------ Provided material ------

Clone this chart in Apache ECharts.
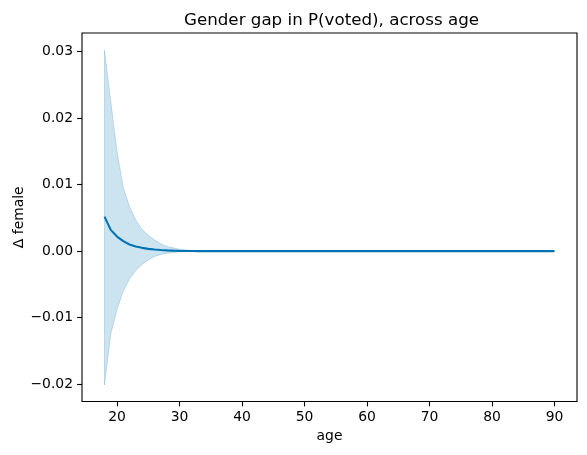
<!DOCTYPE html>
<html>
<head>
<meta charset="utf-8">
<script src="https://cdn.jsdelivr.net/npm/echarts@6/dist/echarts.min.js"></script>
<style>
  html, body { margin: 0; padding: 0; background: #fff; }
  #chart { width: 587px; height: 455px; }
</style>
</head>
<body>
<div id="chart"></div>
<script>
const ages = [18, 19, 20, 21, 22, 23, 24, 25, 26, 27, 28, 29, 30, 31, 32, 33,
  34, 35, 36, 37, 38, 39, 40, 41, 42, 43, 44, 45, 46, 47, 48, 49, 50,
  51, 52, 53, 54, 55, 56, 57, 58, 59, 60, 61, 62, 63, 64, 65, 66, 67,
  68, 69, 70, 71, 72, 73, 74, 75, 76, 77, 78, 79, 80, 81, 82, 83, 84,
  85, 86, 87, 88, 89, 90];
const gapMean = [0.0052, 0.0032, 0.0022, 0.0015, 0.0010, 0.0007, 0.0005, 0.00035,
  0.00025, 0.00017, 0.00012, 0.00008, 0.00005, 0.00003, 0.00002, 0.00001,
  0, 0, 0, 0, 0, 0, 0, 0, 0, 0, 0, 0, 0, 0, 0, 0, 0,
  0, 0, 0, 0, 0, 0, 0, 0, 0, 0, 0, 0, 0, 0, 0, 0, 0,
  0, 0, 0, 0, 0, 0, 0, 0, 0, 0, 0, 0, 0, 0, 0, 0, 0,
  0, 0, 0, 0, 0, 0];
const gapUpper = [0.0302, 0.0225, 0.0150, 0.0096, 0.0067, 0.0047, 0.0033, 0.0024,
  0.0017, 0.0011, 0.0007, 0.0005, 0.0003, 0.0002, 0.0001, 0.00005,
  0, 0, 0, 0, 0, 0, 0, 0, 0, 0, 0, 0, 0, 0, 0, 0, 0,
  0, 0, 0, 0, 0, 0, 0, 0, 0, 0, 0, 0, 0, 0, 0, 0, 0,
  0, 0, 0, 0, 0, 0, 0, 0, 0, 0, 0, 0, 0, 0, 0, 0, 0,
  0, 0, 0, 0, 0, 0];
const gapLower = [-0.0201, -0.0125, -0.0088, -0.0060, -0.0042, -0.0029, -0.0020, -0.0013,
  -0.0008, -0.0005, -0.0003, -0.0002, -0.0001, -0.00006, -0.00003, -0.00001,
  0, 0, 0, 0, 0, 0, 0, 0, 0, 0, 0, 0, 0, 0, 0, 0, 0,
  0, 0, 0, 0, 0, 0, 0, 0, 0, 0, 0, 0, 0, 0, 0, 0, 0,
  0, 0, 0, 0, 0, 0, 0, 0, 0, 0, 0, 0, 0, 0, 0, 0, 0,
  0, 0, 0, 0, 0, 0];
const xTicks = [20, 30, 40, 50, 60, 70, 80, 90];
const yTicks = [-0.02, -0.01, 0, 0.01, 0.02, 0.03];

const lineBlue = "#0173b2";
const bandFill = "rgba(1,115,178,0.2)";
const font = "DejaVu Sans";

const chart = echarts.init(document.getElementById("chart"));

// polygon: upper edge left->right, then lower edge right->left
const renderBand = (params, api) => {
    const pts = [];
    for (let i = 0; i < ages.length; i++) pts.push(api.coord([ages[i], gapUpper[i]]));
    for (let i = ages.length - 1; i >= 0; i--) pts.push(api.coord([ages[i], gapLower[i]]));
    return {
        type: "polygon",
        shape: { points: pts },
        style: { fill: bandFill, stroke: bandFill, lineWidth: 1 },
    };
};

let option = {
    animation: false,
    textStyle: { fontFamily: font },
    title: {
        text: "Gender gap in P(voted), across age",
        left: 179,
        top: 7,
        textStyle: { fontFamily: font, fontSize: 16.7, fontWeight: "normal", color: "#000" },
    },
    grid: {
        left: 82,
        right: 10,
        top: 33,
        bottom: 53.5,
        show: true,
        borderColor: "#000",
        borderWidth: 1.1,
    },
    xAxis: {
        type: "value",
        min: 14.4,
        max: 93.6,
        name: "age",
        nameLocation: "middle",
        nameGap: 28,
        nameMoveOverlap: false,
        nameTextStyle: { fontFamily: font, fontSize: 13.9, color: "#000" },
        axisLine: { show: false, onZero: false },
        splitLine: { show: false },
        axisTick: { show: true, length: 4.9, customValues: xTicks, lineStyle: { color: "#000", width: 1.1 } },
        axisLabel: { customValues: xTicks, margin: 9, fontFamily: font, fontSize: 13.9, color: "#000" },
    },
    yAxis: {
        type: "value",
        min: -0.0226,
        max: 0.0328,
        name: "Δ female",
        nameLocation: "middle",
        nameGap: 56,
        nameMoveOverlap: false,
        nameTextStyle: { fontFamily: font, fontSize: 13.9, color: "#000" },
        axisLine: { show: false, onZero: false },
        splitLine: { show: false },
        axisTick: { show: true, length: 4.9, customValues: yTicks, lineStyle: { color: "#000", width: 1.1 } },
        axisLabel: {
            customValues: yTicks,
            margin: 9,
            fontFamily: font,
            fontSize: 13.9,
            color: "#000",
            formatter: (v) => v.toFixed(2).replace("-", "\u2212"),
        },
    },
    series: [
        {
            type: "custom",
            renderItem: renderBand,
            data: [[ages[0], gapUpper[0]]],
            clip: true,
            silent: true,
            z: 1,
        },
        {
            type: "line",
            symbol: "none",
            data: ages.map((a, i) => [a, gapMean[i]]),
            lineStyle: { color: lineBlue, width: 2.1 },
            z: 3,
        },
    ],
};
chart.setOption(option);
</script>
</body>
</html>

------

== The task ==
Write out exactly the lines between the start of the data and the line with "const yTicks = [-0.02, -0.01, 0, 0.01, 0.02, 0.03];", including both, but none of the pictures.

== Final result ==
Clone this chart in Apache ECharts.
<!DOCTYPE html>
<html>
<head>
<meta charset="utf-8">
<script src="https://cdn.jsdelivr.net/npm/echarts@6/dist/echarts.min.js"></script>
<style>
  html, body { margin: 0; padding: 0; background: #fff; }
  #chart { width: 587px; height: 455px; }
</style>
</head>
<body>
<div id="chart"></div>
<script>
const ages = [18, 19, 20, 21, 22, 23, 24, 25, 26, 27, 28, 29, 30, 31, 32, 33,
  34, 35, 36, 37, 38, 39, 40, 41, 42, 43, 44, 45, 46, 47, 48, 49, 50,
  51, 52, 53, 54, 55, 56, 57, 58, 59, 60, 61, 62, 63, 64, 65, 66, 67,
  68, 69, 70, 71, 72, 73, 74, 75, 76, 77, 78, 79, 80, 81, 82, 83, 84,
  85, 86, 87, 88, 89, 90];
const gapMean = [0.0052, 0.0032, 0.0022, 0.0015, 0.0010, 0.0007, 0.0005, 0.00035,
  0.00025, 0.00017, 0.00012, 0.00008, 0.00005, 0.00003, 0.00002, 0.00001,
  0, 0, 0, 0, 0, 0, 0, 0, 0, 0, 0, 0, 0, 0, 0, 0, 0,
  0, 0, 0, 0, 0, 0, 0, 0, 0, 0, 0, 0, 0, 0, 0, 0, 0,
  0, 0, 0, 0, 0, 0, 0, 0, 0, 0, 0, 0, 0, 0, 0, 0, 0,
  0, 0, 0, 0, 0, 0];
const gapUpper = [0.0302, 0.0225, 0.0150, 0.0096, 0.0067, 0.0047, 0.0033, 0.0024,
  0.0017, 0.0011, 0.0007, 0.0005, 0.0003, 0.0002, 0.0001, 0.00005,
  0, 0, 0, 0, 0, 0, 0, 0, 0, 0, 0, 0, 0, 0, 0, 0, 0,
  0, 0, 0, 0, 0, 0, 0, 0, 0, 0, 0, 0, 0, 0, 0, 0, 0,
  0, 0, 0, 0, 0, 0, 0, 0, 0, 0, 0, 0, 0, 0, 0, 0, 0,
  0, 0, 0, 0, 0, 0];
const gapLower = [-0.0201, -0.0125, -0.0088, -0.0060, -0.0042, -0.0029, -0.0020, -0.0013,
  -0.0008, -0.0005, -0.0003, -0.0002, -0.0001, -0.00006, -0.00003, -0.00001,
  0, 0, 0, 0, 0, 0, 0, 0, 0, 0, 0, 0, 0, 0, 0, 0, 0,
  0, 0, 0, 0, 0, 0, 0, 0, 0, 0, 0, 0, 0, 0, 0, 0, 0,
  0, 0, 0, 0, 0, 0, 0, 0, 0, 0, 0, 0, 0, 0, 0, 0, 0,
  0, 0, 0, 0, 0, 0];
const xTicks = [20, 30, 40, 50, 60, 70, 80, 90];
const yTicks = [-0.02, -0.01, 0, 0.01, 0.02, 0.03];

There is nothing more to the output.